• [TASK DETAILS] Repeat only the lines below that run from the line with "Output the Python" to the line with "probit = [4.50, 4.735, 4.915, 5.36, 5.205, 5.425, 5.73, 6.12]", ends included; skip every picture.

Items from a dataset

****************************************

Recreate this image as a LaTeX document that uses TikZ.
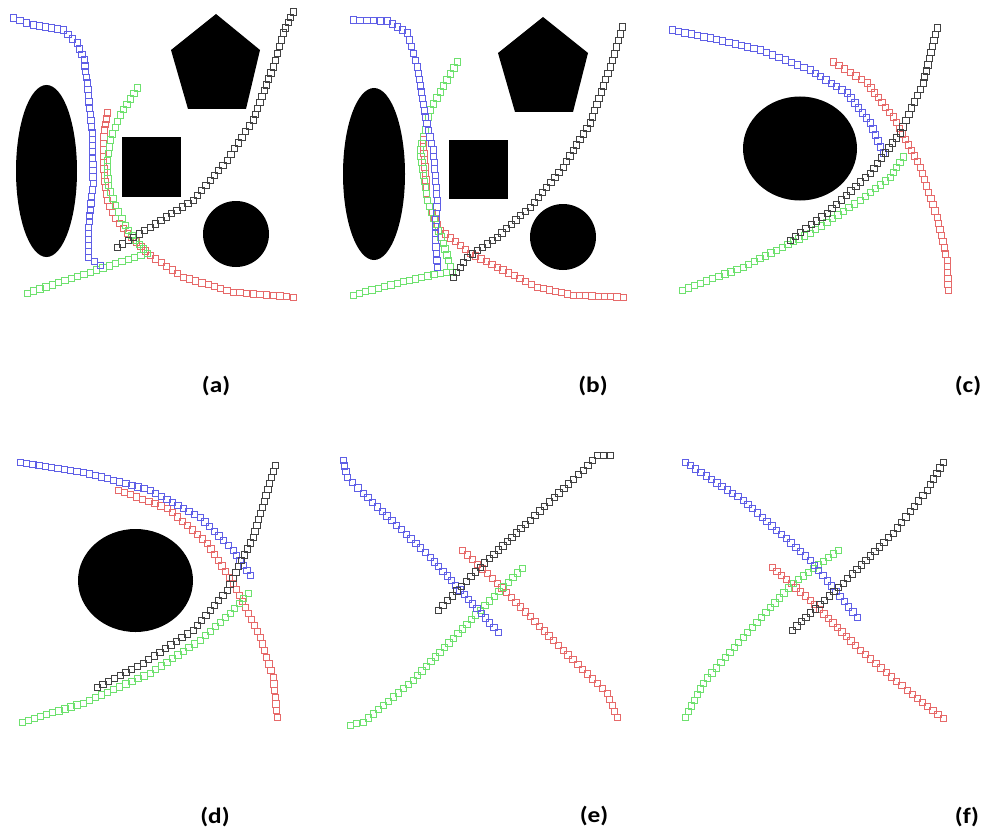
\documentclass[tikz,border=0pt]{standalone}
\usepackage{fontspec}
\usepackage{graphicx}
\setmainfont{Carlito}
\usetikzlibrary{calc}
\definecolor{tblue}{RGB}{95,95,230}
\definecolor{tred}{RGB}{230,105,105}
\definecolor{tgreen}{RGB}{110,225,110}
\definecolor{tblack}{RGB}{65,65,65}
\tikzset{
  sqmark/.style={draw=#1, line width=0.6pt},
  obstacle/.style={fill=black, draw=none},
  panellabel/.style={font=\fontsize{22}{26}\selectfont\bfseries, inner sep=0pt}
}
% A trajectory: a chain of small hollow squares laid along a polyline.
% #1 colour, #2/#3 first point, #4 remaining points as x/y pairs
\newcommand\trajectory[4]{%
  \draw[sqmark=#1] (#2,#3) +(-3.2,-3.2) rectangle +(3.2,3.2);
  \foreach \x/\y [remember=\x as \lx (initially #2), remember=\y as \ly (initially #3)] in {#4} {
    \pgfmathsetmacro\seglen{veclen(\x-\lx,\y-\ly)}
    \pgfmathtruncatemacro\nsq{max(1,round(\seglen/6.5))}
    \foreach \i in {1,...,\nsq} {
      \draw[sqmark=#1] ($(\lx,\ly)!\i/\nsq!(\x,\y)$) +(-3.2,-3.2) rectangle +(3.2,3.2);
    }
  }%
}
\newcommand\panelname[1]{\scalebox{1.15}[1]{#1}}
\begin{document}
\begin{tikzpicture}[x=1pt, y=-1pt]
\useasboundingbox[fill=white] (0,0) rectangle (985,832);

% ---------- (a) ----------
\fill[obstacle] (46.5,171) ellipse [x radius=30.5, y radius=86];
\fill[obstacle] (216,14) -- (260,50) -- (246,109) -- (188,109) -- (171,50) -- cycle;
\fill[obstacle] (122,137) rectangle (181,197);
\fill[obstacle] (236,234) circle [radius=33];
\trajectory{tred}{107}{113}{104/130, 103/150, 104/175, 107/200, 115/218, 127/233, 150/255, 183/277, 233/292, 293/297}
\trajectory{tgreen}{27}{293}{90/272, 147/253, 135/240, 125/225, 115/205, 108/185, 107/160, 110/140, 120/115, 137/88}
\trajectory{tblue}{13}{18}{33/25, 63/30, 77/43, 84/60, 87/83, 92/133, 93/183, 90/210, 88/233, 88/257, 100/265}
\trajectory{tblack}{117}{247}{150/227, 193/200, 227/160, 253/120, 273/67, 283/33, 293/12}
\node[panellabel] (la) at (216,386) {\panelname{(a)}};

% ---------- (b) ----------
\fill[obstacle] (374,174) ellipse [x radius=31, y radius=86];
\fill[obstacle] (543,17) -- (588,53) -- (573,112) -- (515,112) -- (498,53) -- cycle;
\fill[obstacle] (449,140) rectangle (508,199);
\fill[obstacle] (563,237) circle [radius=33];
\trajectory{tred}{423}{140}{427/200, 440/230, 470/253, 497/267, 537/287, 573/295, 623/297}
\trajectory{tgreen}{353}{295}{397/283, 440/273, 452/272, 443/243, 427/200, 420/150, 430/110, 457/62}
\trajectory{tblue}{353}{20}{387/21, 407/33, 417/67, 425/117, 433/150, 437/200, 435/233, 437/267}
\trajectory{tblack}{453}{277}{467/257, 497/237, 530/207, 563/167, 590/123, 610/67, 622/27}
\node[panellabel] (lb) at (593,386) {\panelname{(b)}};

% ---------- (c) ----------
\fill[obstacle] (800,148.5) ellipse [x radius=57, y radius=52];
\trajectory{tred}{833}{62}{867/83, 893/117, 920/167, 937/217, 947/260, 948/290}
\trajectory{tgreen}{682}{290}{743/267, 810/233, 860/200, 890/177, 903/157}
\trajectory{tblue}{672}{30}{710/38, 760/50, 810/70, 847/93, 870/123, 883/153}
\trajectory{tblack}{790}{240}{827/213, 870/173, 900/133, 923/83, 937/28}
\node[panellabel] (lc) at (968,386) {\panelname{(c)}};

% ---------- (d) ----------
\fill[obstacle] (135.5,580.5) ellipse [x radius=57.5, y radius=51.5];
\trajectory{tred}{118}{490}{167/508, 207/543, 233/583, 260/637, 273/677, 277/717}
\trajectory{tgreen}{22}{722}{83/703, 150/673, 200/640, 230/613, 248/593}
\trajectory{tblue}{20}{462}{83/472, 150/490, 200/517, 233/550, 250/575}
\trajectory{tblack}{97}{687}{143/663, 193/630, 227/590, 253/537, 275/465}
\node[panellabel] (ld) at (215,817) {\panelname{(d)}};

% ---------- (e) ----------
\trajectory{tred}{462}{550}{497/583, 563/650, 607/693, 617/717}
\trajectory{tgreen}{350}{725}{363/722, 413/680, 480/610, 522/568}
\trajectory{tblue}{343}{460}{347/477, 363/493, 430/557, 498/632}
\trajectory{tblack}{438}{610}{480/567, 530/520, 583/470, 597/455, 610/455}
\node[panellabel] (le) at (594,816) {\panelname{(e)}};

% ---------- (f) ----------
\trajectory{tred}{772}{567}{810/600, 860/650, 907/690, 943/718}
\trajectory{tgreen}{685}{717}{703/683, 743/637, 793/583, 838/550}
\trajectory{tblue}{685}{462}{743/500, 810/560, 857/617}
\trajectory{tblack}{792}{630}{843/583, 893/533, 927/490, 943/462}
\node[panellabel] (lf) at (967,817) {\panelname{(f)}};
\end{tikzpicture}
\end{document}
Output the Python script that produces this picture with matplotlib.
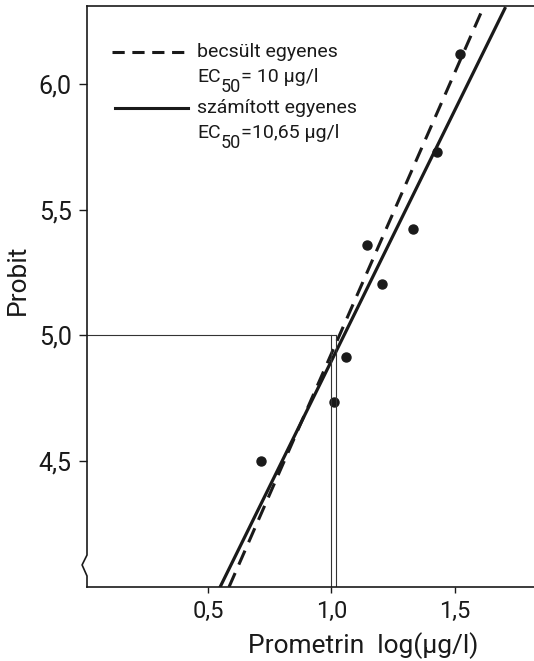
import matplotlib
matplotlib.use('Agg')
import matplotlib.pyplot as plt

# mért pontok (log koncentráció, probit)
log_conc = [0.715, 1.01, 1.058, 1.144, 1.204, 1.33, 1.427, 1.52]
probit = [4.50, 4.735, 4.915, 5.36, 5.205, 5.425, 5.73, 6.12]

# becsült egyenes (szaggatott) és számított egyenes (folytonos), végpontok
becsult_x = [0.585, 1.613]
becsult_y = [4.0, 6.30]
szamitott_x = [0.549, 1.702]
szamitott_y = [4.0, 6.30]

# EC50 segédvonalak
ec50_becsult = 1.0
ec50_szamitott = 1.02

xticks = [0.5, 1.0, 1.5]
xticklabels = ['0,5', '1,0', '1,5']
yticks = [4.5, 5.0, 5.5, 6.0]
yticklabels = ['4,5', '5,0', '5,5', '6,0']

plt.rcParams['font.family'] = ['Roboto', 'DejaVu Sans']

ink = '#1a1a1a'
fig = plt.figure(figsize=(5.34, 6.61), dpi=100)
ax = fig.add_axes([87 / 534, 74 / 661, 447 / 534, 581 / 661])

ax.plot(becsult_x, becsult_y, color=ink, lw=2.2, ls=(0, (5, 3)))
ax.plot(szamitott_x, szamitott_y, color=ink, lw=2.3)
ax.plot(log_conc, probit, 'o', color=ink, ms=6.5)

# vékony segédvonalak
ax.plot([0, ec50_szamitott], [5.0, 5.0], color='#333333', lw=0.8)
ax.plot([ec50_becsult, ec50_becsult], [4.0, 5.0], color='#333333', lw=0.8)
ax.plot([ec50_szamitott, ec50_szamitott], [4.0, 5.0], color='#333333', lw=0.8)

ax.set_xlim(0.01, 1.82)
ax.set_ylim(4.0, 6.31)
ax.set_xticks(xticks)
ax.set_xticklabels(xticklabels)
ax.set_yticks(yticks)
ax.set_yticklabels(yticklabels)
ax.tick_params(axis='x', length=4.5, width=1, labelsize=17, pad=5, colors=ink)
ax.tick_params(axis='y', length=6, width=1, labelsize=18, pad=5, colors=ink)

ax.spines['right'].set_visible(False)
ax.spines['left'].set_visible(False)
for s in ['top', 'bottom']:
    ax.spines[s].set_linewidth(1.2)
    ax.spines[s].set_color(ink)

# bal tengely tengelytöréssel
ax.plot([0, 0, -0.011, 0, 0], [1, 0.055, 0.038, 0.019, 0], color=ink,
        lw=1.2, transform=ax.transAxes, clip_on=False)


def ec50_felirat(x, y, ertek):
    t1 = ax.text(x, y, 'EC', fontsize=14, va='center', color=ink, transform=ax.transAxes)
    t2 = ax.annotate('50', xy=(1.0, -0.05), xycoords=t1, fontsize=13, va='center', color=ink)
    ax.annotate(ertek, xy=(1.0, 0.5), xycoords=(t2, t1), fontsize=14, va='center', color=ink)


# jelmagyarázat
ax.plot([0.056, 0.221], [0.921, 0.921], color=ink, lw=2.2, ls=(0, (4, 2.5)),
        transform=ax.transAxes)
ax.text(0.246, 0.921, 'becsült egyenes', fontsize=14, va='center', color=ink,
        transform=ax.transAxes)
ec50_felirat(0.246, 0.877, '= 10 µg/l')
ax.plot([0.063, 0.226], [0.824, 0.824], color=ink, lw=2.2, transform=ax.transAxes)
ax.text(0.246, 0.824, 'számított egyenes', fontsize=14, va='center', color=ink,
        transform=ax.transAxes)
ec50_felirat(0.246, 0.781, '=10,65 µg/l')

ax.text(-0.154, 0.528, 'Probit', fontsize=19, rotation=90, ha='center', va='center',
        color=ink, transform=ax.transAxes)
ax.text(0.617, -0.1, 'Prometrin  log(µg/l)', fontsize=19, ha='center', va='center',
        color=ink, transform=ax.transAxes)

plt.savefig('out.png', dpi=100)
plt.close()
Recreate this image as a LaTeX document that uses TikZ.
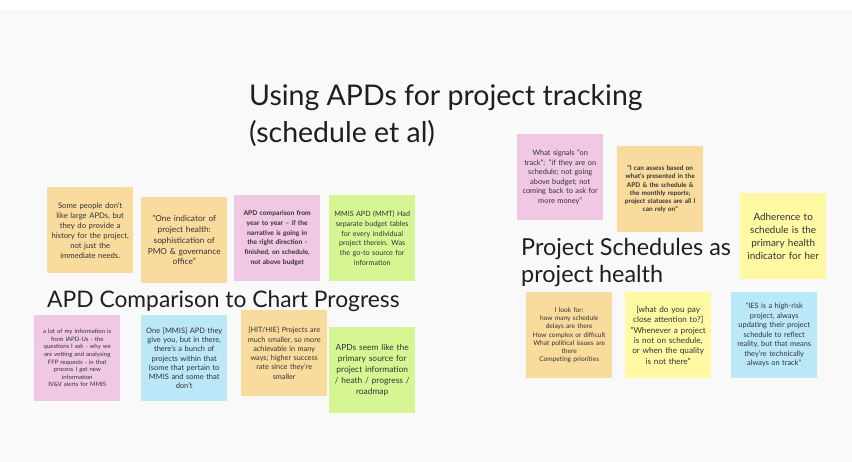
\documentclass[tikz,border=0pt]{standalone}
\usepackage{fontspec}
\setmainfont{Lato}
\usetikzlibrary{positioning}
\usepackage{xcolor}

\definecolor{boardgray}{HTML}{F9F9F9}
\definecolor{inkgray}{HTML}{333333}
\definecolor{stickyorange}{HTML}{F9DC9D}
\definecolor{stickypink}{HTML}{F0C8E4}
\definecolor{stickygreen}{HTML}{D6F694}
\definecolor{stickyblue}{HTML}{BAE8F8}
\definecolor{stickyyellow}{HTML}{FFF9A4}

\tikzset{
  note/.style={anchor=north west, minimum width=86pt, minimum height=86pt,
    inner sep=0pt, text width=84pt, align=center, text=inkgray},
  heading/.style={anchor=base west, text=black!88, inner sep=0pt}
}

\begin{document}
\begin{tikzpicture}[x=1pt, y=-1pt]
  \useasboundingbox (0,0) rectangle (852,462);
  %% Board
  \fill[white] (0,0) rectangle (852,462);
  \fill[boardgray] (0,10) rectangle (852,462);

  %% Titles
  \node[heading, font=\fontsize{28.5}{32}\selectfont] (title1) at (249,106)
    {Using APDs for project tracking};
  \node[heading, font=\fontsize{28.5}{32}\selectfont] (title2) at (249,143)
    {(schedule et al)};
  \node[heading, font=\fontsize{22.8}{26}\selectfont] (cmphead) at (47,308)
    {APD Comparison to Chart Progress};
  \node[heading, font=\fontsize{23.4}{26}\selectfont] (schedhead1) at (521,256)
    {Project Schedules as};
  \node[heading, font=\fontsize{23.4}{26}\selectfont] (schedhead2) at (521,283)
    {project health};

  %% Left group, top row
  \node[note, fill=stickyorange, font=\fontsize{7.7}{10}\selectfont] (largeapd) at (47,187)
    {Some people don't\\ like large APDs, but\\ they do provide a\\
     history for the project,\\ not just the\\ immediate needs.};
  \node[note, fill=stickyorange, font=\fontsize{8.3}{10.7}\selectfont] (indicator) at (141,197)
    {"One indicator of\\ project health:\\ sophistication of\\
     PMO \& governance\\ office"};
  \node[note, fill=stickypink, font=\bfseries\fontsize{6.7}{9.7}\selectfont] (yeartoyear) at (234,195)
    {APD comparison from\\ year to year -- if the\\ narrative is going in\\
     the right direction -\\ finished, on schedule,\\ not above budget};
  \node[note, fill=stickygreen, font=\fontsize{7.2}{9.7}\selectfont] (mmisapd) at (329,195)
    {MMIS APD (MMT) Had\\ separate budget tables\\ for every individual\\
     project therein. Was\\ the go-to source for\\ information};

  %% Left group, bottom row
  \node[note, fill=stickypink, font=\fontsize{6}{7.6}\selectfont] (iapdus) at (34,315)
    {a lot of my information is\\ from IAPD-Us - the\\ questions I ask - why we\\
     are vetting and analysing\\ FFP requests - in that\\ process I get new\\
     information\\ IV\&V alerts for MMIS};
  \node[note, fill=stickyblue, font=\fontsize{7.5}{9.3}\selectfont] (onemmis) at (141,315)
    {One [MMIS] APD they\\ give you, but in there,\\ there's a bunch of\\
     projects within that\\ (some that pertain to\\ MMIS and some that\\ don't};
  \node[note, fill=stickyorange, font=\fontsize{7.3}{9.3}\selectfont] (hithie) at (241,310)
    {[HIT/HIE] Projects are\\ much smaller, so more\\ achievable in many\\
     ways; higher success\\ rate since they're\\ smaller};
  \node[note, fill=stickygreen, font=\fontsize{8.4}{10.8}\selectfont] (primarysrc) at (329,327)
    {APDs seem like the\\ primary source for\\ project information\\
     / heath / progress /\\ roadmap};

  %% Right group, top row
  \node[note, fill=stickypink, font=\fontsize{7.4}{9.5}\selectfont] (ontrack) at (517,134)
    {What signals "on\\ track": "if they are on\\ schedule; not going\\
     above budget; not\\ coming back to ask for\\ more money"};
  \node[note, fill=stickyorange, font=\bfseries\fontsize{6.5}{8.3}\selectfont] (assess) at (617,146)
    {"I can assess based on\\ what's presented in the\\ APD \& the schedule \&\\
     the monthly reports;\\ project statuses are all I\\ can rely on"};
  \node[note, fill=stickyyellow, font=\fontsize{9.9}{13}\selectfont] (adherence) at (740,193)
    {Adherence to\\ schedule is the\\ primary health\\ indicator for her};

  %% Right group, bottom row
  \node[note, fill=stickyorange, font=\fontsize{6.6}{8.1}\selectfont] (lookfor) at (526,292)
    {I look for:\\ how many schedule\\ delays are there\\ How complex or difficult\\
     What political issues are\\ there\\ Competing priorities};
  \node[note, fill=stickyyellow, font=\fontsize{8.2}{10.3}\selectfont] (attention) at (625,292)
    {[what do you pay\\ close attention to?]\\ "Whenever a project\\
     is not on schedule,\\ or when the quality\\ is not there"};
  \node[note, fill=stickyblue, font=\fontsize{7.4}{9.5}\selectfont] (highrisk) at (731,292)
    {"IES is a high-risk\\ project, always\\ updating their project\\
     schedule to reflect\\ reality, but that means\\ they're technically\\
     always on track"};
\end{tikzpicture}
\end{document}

****************************************

• [REPLY]
Output the Python script that produces this picture with matplotlib.
import matplotlib
matplotlib.use('Agg')
import matplotlib.pyplot as plt

# mért pontok (log koncentráció, probit)
log_conc = [0.715, 1.01, 1.058, 1.144, 1.204, 1.33, 1.427, 1.52]
probit = [4.50, 4.735, 4.915, 5.36, 5.205, 5.425, 5.73, 6.12]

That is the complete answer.